### EXERCISE BRIEF
Only the lines from the one with "Give me the Altair source for this chart." to the one with "import pandas as pd", both included, should be output, without any images.

[Entries taken from a collection]
▬▬▬▬▬▬

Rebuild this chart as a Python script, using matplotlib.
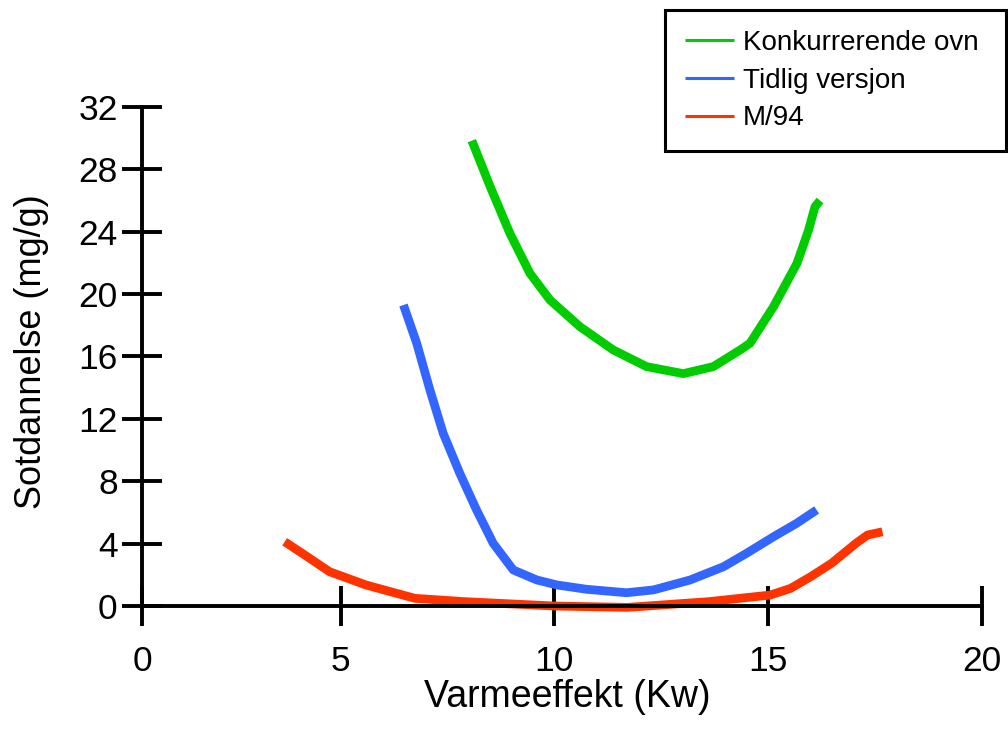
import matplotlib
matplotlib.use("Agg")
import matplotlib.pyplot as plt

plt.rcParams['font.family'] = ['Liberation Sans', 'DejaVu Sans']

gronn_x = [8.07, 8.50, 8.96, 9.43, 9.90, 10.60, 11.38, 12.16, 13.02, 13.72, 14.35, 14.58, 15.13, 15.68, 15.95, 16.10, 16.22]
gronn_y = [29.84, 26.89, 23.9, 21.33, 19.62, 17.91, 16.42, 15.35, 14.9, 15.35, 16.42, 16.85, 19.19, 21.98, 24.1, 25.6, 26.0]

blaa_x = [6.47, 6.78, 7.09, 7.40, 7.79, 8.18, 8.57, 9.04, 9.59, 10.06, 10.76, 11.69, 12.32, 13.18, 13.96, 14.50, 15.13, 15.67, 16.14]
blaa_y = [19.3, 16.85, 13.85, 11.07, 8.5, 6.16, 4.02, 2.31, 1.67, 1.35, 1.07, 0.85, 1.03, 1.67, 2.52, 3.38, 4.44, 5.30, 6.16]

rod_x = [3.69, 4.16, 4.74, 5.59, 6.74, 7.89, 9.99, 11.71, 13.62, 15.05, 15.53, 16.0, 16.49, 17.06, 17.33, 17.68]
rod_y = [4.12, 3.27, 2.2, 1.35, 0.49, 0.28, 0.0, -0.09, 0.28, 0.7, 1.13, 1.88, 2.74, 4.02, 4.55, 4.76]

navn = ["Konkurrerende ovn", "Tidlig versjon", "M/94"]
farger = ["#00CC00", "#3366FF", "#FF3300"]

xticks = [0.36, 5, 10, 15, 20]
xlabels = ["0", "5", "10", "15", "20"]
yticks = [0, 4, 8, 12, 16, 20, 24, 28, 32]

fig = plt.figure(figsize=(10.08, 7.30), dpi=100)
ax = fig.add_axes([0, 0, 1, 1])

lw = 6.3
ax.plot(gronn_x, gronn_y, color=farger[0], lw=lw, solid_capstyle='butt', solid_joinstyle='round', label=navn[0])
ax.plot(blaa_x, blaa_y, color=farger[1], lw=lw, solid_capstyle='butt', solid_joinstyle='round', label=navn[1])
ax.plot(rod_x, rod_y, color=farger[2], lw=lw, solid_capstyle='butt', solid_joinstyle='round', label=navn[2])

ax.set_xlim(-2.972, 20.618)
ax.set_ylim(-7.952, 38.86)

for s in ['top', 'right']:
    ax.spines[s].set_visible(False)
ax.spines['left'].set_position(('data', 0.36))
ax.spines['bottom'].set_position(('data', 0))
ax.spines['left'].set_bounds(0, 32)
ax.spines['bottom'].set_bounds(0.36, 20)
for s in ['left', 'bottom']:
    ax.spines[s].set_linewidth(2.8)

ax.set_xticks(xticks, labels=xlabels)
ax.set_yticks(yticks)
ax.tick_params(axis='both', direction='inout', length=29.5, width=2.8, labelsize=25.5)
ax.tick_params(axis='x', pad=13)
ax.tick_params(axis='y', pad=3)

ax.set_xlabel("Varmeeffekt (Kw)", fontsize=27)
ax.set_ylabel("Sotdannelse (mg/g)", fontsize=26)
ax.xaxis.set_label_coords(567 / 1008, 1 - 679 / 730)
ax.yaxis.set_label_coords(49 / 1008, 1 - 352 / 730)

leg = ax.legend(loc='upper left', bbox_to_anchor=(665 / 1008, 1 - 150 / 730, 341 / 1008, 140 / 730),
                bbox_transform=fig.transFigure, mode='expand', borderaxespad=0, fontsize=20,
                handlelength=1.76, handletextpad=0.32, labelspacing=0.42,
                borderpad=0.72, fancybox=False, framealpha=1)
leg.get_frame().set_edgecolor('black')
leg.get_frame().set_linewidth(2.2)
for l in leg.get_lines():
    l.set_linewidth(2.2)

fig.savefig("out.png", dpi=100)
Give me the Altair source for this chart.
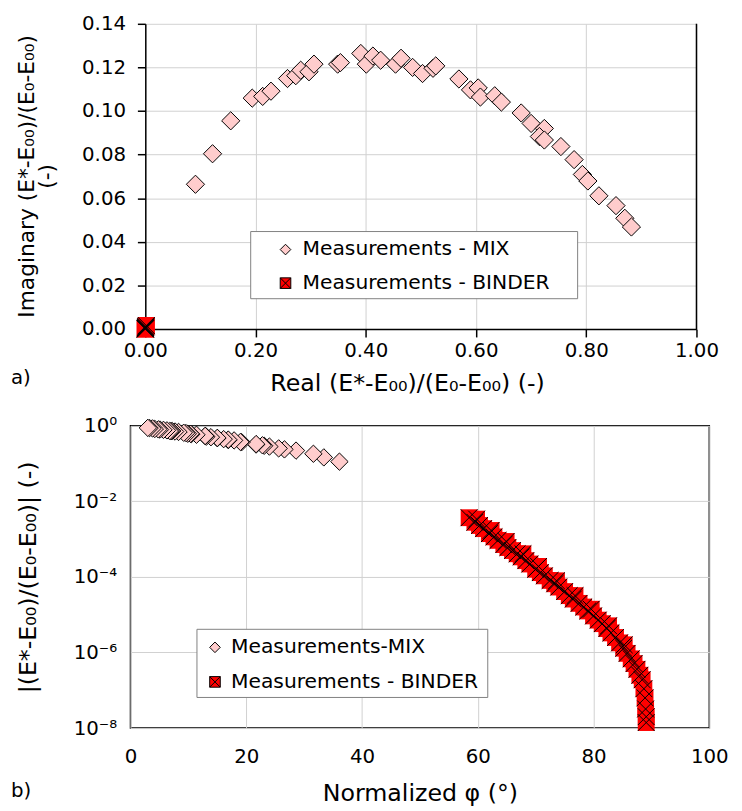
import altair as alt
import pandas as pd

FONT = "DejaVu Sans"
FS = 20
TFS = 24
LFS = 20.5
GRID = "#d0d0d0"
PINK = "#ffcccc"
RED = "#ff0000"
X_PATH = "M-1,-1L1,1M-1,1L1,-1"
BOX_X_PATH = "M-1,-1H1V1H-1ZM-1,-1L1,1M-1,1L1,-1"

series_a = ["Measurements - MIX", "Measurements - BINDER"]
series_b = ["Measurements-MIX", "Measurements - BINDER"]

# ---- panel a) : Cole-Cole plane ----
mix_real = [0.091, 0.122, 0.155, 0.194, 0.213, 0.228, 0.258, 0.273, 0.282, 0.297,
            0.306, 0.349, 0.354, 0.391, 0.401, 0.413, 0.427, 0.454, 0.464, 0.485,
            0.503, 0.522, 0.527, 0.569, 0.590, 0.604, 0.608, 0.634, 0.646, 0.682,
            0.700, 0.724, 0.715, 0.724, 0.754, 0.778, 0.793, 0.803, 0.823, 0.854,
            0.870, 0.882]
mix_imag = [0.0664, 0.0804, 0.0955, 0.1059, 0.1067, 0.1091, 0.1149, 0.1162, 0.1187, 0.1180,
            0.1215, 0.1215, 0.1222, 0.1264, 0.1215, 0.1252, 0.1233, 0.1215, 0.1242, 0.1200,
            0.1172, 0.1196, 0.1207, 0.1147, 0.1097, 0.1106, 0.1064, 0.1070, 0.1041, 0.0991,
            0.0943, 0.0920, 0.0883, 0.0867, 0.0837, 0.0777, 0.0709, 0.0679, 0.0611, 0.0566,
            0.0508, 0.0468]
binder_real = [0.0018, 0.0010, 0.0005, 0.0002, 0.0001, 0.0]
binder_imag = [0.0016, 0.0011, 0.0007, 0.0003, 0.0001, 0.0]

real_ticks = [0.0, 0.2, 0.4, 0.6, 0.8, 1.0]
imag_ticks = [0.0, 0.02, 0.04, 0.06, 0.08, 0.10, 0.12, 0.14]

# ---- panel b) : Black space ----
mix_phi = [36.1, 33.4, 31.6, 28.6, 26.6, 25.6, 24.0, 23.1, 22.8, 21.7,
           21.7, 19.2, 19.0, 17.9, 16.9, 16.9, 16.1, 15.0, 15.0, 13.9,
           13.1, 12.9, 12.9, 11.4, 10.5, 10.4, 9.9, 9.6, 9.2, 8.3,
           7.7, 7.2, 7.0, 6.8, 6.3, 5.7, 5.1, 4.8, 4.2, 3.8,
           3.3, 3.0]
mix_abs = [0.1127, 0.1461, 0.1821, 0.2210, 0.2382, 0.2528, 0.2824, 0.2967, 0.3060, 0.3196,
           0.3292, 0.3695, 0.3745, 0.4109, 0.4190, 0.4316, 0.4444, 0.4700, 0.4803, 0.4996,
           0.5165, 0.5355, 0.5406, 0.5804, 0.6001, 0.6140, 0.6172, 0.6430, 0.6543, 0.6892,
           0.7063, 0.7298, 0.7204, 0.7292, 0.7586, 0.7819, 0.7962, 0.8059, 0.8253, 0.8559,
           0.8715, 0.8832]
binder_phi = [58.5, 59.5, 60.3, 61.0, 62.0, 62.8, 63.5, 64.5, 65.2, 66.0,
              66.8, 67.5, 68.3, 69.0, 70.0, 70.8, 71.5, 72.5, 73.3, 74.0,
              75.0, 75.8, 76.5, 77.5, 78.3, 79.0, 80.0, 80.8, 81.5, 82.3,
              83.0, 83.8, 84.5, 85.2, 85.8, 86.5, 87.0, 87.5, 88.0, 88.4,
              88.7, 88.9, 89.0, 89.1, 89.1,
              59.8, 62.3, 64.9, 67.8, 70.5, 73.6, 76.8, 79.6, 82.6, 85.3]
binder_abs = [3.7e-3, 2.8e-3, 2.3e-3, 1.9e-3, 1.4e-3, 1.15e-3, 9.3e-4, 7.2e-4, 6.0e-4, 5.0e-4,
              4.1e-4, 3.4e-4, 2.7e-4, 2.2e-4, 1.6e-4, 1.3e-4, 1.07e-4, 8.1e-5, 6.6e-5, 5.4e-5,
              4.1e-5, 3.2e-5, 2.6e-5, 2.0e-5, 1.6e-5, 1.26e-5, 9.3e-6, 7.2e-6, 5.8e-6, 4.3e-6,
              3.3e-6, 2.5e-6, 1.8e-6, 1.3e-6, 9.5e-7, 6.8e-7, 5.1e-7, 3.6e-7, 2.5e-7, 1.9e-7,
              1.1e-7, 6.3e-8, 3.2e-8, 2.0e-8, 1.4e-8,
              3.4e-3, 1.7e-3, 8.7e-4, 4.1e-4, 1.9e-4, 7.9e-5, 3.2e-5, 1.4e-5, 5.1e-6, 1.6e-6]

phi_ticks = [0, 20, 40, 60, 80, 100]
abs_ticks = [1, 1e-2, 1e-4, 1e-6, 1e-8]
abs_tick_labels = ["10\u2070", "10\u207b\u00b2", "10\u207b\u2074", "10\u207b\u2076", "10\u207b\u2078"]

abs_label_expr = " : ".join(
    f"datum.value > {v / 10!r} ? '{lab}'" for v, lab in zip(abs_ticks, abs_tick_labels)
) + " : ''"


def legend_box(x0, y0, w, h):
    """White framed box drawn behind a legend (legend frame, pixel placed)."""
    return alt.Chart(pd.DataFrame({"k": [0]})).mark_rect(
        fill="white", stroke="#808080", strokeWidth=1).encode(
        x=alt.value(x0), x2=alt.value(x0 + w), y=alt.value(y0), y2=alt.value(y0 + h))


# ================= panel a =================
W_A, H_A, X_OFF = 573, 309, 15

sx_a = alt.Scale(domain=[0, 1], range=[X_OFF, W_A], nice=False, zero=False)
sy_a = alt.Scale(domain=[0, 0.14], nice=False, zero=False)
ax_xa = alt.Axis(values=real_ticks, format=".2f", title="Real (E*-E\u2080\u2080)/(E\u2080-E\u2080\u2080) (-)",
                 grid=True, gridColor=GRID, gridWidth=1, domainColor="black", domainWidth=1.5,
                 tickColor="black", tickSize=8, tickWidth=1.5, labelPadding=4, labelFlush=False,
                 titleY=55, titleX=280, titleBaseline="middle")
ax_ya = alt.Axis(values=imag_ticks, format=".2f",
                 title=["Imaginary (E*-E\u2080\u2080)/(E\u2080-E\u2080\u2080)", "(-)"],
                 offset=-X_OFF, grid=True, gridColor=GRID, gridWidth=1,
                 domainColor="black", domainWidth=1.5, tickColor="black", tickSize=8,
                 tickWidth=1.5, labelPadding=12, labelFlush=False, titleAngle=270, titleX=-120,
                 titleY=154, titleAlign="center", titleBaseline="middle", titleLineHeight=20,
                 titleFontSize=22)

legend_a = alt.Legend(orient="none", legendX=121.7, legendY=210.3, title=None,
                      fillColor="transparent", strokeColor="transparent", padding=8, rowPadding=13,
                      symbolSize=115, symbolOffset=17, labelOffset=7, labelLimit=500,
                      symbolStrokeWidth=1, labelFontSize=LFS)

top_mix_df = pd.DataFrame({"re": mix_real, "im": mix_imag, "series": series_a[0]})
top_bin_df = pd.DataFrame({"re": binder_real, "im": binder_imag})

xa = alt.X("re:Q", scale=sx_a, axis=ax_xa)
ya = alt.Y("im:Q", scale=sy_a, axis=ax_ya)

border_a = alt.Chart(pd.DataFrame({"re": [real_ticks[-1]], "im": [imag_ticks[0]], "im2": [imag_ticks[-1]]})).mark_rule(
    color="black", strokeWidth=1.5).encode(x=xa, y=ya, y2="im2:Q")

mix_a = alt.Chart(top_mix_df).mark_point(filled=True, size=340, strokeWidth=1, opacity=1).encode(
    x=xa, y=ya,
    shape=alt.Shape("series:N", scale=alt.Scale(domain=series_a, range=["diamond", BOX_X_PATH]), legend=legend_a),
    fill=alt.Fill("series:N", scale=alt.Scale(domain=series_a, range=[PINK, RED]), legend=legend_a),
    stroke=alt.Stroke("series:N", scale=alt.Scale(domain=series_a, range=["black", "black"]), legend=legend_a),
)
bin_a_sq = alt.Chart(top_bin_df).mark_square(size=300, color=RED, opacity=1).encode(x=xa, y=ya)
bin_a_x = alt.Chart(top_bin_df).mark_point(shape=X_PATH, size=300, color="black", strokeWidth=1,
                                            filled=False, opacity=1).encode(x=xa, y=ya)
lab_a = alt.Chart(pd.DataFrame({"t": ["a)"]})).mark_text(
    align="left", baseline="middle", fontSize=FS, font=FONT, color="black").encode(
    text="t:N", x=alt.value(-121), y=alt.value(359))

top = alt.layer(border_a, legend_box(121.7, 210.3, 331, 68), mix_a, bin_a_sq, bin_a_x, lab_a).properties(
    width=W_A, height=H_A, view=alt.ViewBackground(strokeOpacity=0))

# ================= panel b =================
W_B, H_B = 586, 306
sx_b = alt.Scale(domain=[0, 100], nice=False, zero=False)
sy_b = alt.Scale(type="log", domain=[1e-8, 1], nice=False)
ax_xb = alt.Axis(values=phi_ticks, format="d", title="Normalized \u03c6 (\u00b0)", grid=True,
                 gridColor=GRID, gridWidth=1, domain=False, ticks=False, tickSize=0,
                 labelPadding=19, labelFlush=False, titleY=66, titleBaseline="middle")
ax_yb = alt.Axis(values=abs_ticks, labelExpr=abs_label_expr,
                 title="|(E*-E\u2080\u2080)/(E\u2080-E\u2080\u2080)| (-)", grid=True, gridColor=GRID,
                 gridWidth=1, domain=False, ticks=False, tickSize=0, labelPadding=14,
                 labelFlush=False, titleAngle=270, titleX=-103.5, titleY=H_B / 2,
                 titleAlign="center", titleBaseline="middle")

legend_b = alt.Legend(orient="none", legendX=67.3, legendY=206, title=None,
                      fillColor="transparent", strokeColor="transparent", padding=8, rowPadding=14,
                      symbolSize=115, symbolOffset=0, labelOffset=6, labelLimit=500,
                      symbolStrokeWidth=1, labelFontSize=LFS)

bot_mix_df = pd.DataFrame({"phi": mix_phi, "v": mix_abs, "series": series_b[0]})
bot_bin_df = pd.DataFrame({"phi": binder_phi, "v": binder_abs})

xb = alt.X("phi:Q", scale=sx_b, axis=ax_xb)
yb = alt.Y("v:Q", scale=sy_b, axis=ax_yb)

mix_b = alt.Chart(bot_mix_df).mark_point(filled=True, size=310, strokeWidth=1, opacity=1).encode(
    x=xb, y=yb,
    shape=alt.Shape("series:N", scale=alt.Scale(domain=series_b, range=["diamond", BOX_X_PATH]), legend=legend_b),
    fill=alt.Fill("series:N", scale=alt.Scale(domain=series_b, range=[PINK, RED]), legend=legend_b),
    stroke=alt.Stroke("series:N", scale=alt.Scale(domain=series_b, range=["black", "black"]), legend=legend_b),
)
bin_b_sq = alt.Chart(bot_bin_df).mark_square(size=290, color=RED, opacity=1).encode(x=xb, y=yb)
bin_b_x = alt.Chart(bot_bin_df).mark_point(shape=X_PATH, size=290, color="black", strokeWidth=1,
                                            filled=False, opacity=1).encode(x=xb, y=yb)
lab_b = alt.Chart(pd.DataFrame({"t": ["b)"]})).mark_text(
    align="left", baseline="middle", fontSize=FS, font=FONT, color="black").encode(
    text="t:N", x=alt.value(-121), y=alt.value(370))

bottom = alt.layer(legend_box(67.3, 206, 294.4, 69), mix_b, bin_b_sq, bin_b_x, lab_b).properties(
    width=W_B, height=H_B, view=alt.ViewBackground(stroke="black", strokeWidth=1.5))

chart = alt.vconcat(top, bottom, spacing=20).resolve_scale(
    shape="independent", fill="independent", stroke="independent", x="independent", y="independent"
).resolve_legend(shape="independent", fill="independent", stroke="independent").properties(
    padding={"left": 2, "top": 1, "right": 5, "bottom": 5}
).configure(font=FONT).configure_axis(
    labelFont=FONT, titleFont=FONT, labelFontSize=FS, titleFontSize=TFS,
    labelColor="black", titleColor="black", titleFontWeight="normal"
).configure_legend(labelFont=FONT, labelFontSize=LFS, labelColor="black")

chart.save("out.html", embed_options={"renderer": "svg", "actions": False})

▬▬▬▬▬▬

### ANSWER BELOW
Give me the Altair source for this chart.
import altair as alt
import pandas as pd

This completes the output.